‘Tis the season for “state of the technology” annual reports. As much as it’s a trope, these reports are actually a good way to stay up-to-date on the overall industry as a non-academic practitioner. If you’re like me, you operate in a part of the data science ecosystem and it’s a daunting task to stay up-to-date on the entirety of it. Reports like this are a useful way to do that. Spend one hour with this PDF and you’ll catch up on everything you missed over the past year. This is a particularly good report, with an academic steering committee that includes a who’s who of the field.
The most out-of-left-field stat was about downloads of robot operating system package downloads from ros.org (a site I was previously unfamiliar with):
Since 2014, total downloads and unique downloads have increased by 352% and 567%, respectively. This represents an increased interest in both robotics and the use of robot systems.
The degree of data parallelism significantly affects the speed at which AI capabilities can progress. Faster training makes more powerful models possible and accelerates research through faster iteration times.
In an earlier study, AI and Compute, we observed that the compute being used to train the largest ML models is doubling every 3.5 months, and we noted that this trend is driven by a combination of economics (willingness to spend money on compute) and the algorithmic ability to parallelize training. The latter factor (algorithmic parallelizability) is harder to predict and its limits are not well-understood, but our current results represent a step toward systematizing and quantifying it. In particular, we have evidence that more difficult tasks and more powerful models on the same task will allow for more radical data-parallelism than we have seen to date, providing a key driver for the continued fast exponential growth in training compute.
Elijah Meeks of Netflix shares his historical perspective on where we’ve come and where we’re going in data viz. From Tufte to Grammar of Graphics to the “third wave”. According to Meeks, we’re currently in the “second wave is breaking down” phase and only starting to see elements of the third wave coming into existence. He’s not prescriptive about exactly what defines the third wave, but points the way towards it with some theory and some interesting examples (the examples were fascinating).
I come at this with a very different background but have found myself also believing that we’ve hit a bit of a plateau on visualizations that are producible by non-experts. This article helped me imagine what the world could look like in five years.

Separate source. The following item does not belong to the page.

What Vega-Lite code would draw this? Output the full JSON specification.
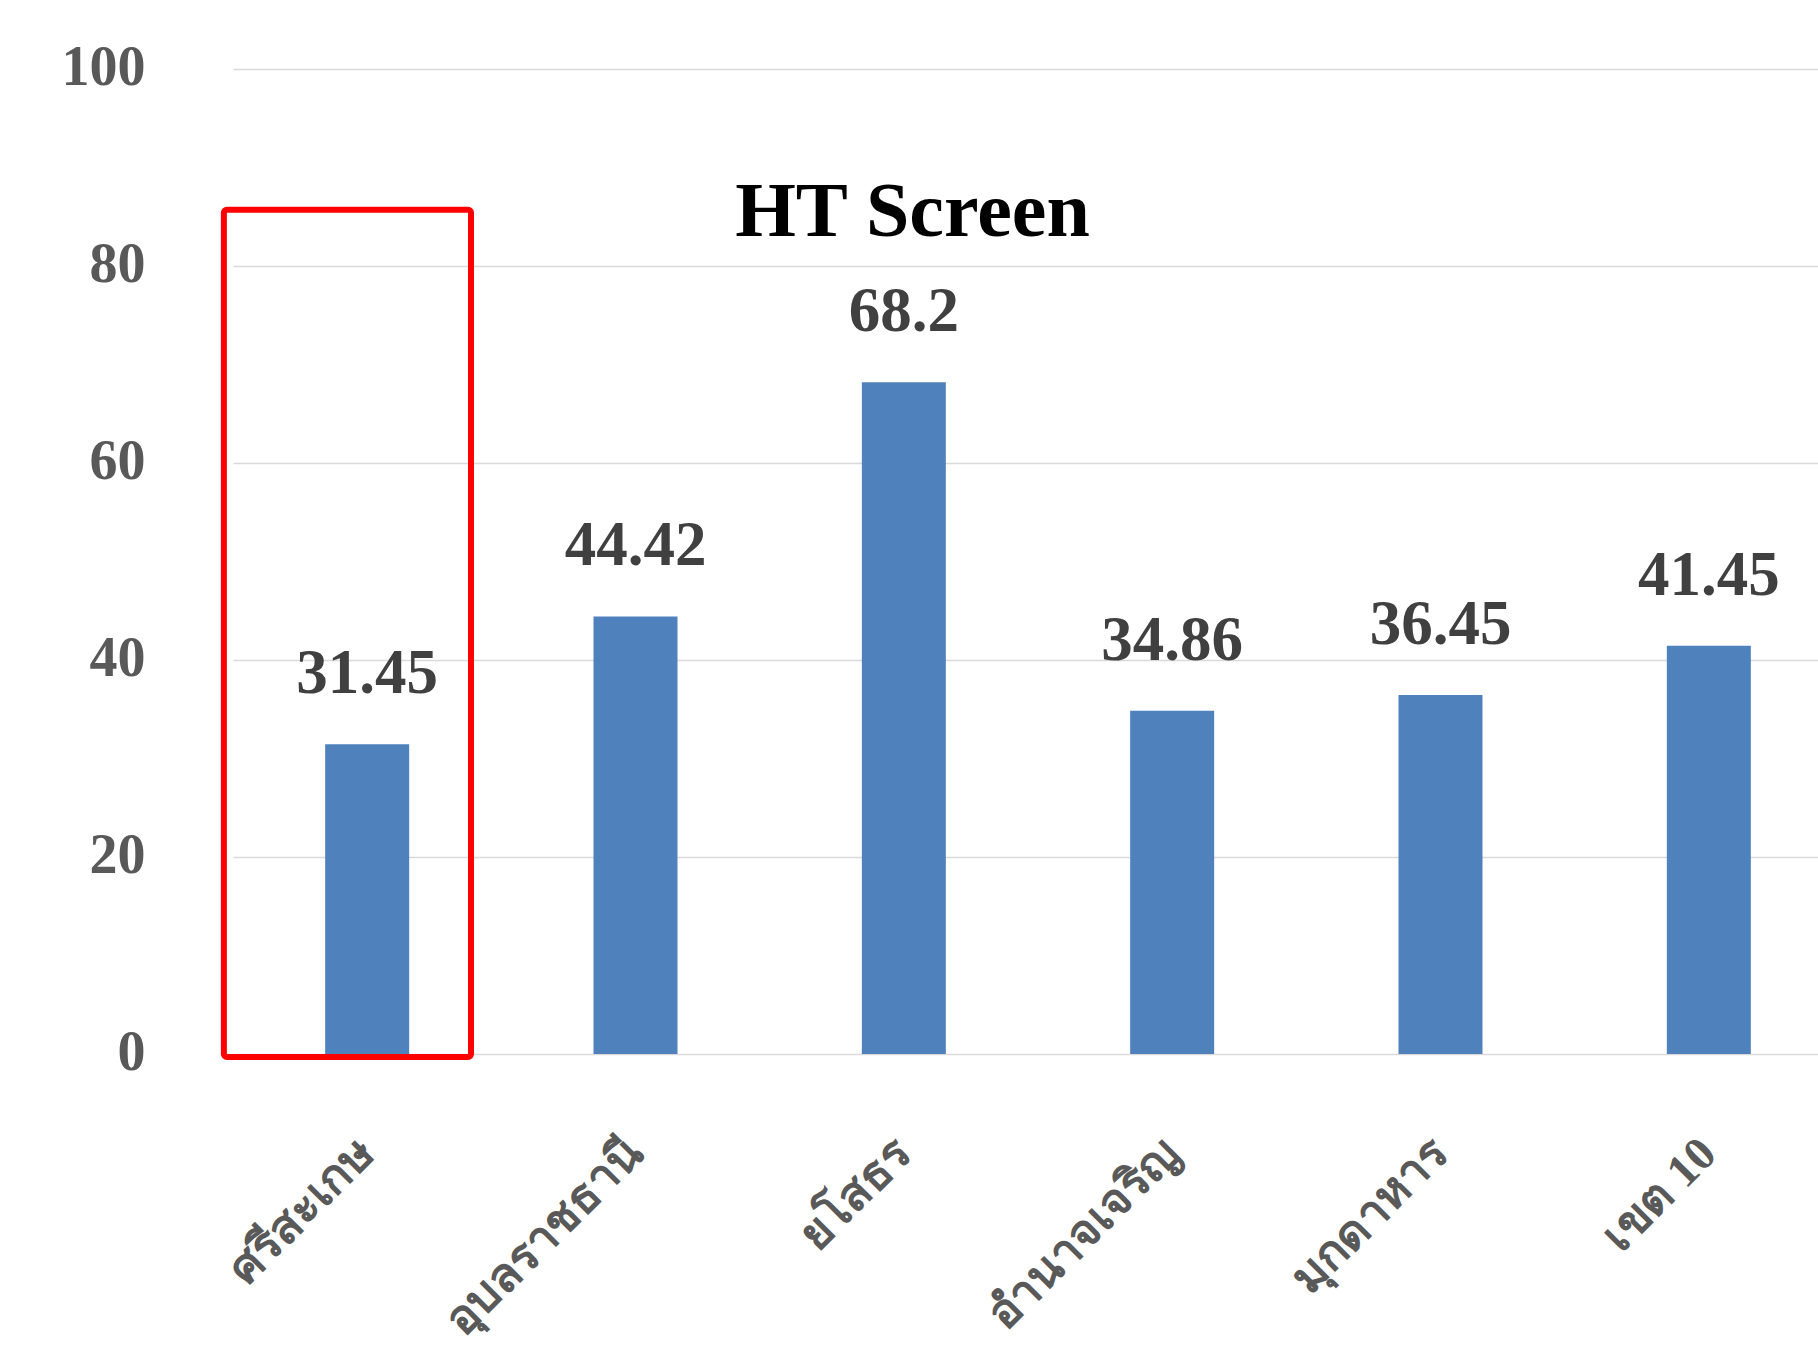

During Squarespace’s most recent Hack Week, we experimented with a different approach to model building: an internal Kaggle competition. (…) For our internal competition, we wanted to predict subscription rates of customers who start a free trial on Squarespace. The dataset for this competition included anonymized information on customers’ marketing channels, geographic locations, product usage, previous trials, and, of course, whether or not the customers subscribed to Squarespace within 28 days of starting a trial.
This is neat. This isn’t an approach that most companies can take—most of the companies simply don’t have the internal resources that would make this worthwhile, and the author admits that it’s not a particularly efficient way of getting a task done. But if you have an important algorithm problem where the solution would be worth $$$ to the business, this strategy is a worth consideration.
Mark, if you’re reading—you didn’t share the results! How did it go? Are you using any of the models?